Given information:
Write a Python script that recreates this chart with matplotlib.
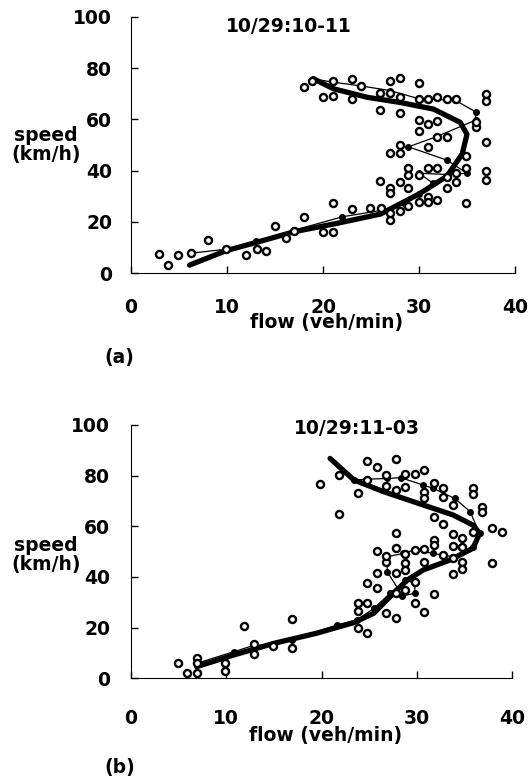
import matplotlib
matplotlib.use("Agg")
import matplotlib.pyplot as plt

plt.rcParams['font.family'] = ['DejaVu Sans']
plt.rcParams['font.weight'] = 'bold'

# ---- panel (a) 10/29:10-11 ----
a_flow = [2.9, 3.9, 4.9, 6.2, 8.0, 9.9, 12.0, 13.1, 14.1, 15.0, 16.1, 17.0, 18.0,
          20.0, 21.0, 21.0, 23.0, 24.9, 26.0, 27.0, 25.9, 27.0, 27.0, 28.0, 28.0,
          28.9, 28.9, 28.9, 28.9, 30.0, 30.0, 30.9, 30.9, 30.9, 31.9, 31.9, 32.9,
          32.9, 33.9, 33.9, 34.9, 34.9, 34.9, 37.0, 37.0, 37.0, 35.9, 35.9, 37.0,
          37.0, 32.9, 31.9, 30.9, 30.0, 30.0, 30.9, 31.9, 28.0, 28.0, 27.0, 25.9,
          28.0, 28.0, 30.0, 30.9, 31.9, 32.9, 33.9, 30.0, 28.0, 27.0, 27.0, 25.9,
          23.0, 24.0, 23.0, 21.0, 21.0, 20.0, 18.9, 18.0, 27.0]
a_speed = [7.4, 3.2, 7.1, 7.8, 13.0, 9.4, 7.1, 9.4, 8.7, 18.4, 13.6, 16.5, 22.1,
           16.0, 16.2, 27.5, 25.1, 25.6, 25.6, 20.8, 36.0, 33.1, 31.2, 35.7, 24.4,
           33.1, 26.2, 40.9, 38.3, 27.7, 38.3, 40.9, 29.9, 27.7, 28.6, 40.9, 37.7,
           33.1, 35.7, 39.2, 40.9, 27.5, 45.7, 40.0, 36.4, 51.0, 57.1, 59.1, 69.9,
           67.3, 53.2, 53.2, 49.4, 55.6, 59.7, 58.2, 59.5, 46.8, 50.0, 46.8, 63.6,
           62.3, 68.8, 67.8, 67.8, 68.8, 67.8, 67.8, 74.0, 76.2, 74.9, 70.4, 70.4,
           75.6, 73.0, 67.8, 74.9, 69.2, 68.8, 74.8, 72.5, 23.4]

a_traj_flow = [6.2, 9.9, 13.0, 17.0, 22.0, 26.0, 28.5, 30.0, 31.5, 30.0, 33.0,
               35.0, 32.9, 28.9, 31.8, 35.9, 35.9, 33.8, 30.0, 27.0, 24.0, 21.0, 19.0]
a_traj_speed = [7.8, 9.4, 12.5, 16.8, 22.0, 24.5, 27.0, 31.0, 35.0, 39.0, 38.5,
                39.0, 44.1, 49.3, 53.2, 59.7, 62.9, 67.4, 68.0, 71.2, 73.0, 74.5, 75.8]

a_fit_flow = [6.1, 9.9, 13.5, 17.0, 21.5, 26.0, 30.0, 32.9, 34.5, 35.0, 34.3,
              31.5, 28.0, 24.6, 21.1, 19.0]
a_fit_speed = [3.2, 8.8, 12.5, 16.2, 19.5, 23.1, 30.9, 37.8, 46.5, 54.2, 58.8,
               64.0, 66.6, 68.6, 71.9, 75.8]

# ---- panel (b) 10/29:11-03 ----
b_flow = [4.9, 5.9, 6.9, 6.9, 6.9, 9.9, 9.9, 11.9, 12.9, 12.9, 14.9, 16.9, 16.9,
          19.8, 21.8, 21.8, 23.8, 24.8, 23.8, 24.8, 23.8, 24.8, 25.8, 25.8, 25.8,
          26.8, 26.8, 26.8, 27.8, 27.8, 27.8, 27.8, 27.8, 28.8, 28.8, 28.8, 28.8,
          29.8, 29.8, 29.8, 30.8, 30.8, 30.8, 31.8, 31.8, 31.8, 31.8, 32.8, 32.8,
          33.8, 33.8, 33.8, 34.8, 34.8, 34.8, 34.8, 37.9, 38.9, 37.9, 36.8, 36.8,
          35.9, 35.9, 32.8, 32.8, 33.8, 31.8, 30.8, 30.8, 29.8, 30.8, 28.8, 28.8,
          27.8, 27.8, 26.8, 26.8, 25.8, 24.8, 24.8, 23.8, 35.9, 33.8]
b_speed = [5.9, 2.0, 7.9, 5.9, 2.0, 5.9, 2.9, 20.8, 13.4, 9.6, 12.8, 23.4, 11.8,
           76.7, 80.3, 64.7, 20.0, 17.8, 29.6, 29.6, 26.7, 37.5, 35.5, 41.7, 50.3,
           25.7, 45.8, 48.2, 23.7, 57.2, 51.3, 41.4, 33.6, 45.4, 42.8, 34.9, 48.9,
           50.7, 29.6, 38.2, 26.3, 46.1, 50.9, 33.2, 54.6, 52.6, 63.8, 60.9, 48.7,
           57.0, 52.4, 41.2, 52.0, 46.1, 43.0, 55.3, 59.2, 57.9, 45.4, 67.8, 65.8,
           75.0, 72.6, 75.0, 71.7, 68.4, 77.0, 73.7, 71.1, 80.7, 82.2, 80.7, 75.7,
           86.4, 74.3, 80.3, 75.9, 83.6, 85.8, 78.3, 73.3, 57.9, 47.4]

b_traj_flow = [6.9, 10.8, 12.9, 15.0, 16.9, 21.6, 23.7, 25.5, 27.2, 28.8, 29.8,
               29.8, 28.5, 26.9, 26.9, 28.6, 29.8, 31.7, 33.8, 35.9, 36.6, 35.6,
               34.0, 31.7, 30.7, 28.3, 26.9, 24.8, 23.4]
b_traj_speed = [5.9, 10.5, 13.0, 13.2, 15.0, 21.0, 23.0, 27.6, 33.6, 38.8, 37.5,
                33.6, 32.5, 42.1, 48.0, 49.3, 50.7, 49.3, 48.0, 52.0, 57.2, 65.8,
                71.0, 75.0, 76.3, 79.2, 78.9, 78.6, 78.3]

b_fit_flow = [6.9, 10.8, 15.0, 19.5, 23.4, 25.5, 27.2, 29.0, 30.7, 33.5, 35.9,
              36.6, 35.9, 33.8, 30.7, 26.5, 23.4, 20.9]
b_fit_speed = [4.6, 9.2, 13.8, 17.8, 22.0, 25.7, 32.2, 38.8, 42.8, 46.7, 51.3,
               57.2, 60.5, 64.5, 68.4, 73.7, 78.3, 86.8]

ticks_x = [0, 10, 20, 30, 40]
ticks_y = [0, 20, 40, 60, 80, 100]

W, H = 529, 782
fig = plt.figure(figsize=(W / 100, H / 100), dpi=100)
FS = 13.5

# rect, title, title pos (axes frac), tag, tag y (px), speed label y (px),
# xlabel y (axes frac), x tick pad, y tick pad
panels = [
    ([131 / W, 1 - 273.3 / H, 384 / W, 256.6 / H], '10/29:10-11', (0.41, 0.962),
     '(a)', 357, 145, -0.192, 17.5, 13.5,
     a_flow, a_speed, a_traj_flow, a_traj_speed, a_fit_flow, a_fit_speed),
    ([131 / W, 1 - 678.3 / H, 381 / W, 253.3 / H], '10/29:11-03', (0.593, 0.988),
     '(b)', 768, 555, -0.226, 22, 15,
     b_flow, b_speed, b_traj_flow, b_traj_speed, b_fit_flow, b_fit_speed),
]

for (rect, title, tpos, tag, tag_y, lab_y, xl_y, xpad, ypad,
     fx, sy, tx, ty, ffx, ffy) in panels:
    ax = fig.add_axes(rect)
    ax.plot(tx, ty, '-', color='black', lw=0.9, marker='o', ms=4,
            mfc='black', mec='black')
    ax.plot(ffx, ffy, '-', color='black', lw=3.8, solid_capstyle='round',
            solid_joinstyle='round')
    ax.scatter(fx, sy, s=26, facecolors='white', edgecolors='black',
               linewidths=1.7, zorder=3)
    ax.set_xlim(0, 40)
    ax.set_ylim(0, 100)
    ax.set_xticks(ticks_x)
    ax.set_yticks(ticks_y)
    ax.tick_params(direction='in', length=5, width=1, labelsize=FS)
    ax.tick_params(axis='x', pad=xpad)
    ax.tick_params(axis='y', pad=ypad)
    for lab in ax.get_xticklabels() + ax.get_yticklabels():
        lab.set_fontweight('bold')
    for side in ['top', 'right']:
        ax.spines[side].set_visible(False)
    ax.text(tpos[0], tpos[1], title, transform=ax.transAxes, ha='center',
            va='center', fontsize=FS, fontweight='bold')
    ax.text(0.51, xl_y, 'flow (veh/min)', transform=ax.transAxes, ha='center',
            va='center', fontsize=FS, fontweight='bold')
    fig.text(46 / W, 1 - lab_y / H, 'speed\n(km/h)', ha='center', va='center',
             fontsize=FS, fontweight='bold', linespacing=0.95)
    fig.text(104 / W, 1 - tag_y / H, tag, ha='left', va='center',
             fontsize=FS, fontweight='bold')

fig.savefig('out.png', dpi=100)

Exercise aim:
Write out again, exactly, the lines from the start of the listing up to the line containing "plt.rcParams['font.weight'] = 'bold'", with both ends and without pictures.

Response to the exercise:
Write a Python script that recreates this chart with matplotlib.
import matplotlib
matplotlib.use("Agg")
import matplotlib.pyplot as plt

plt.rcParams['font.family'] = ['DejaVu Sans']
plt.rcParams['font.weight'] = 'bold'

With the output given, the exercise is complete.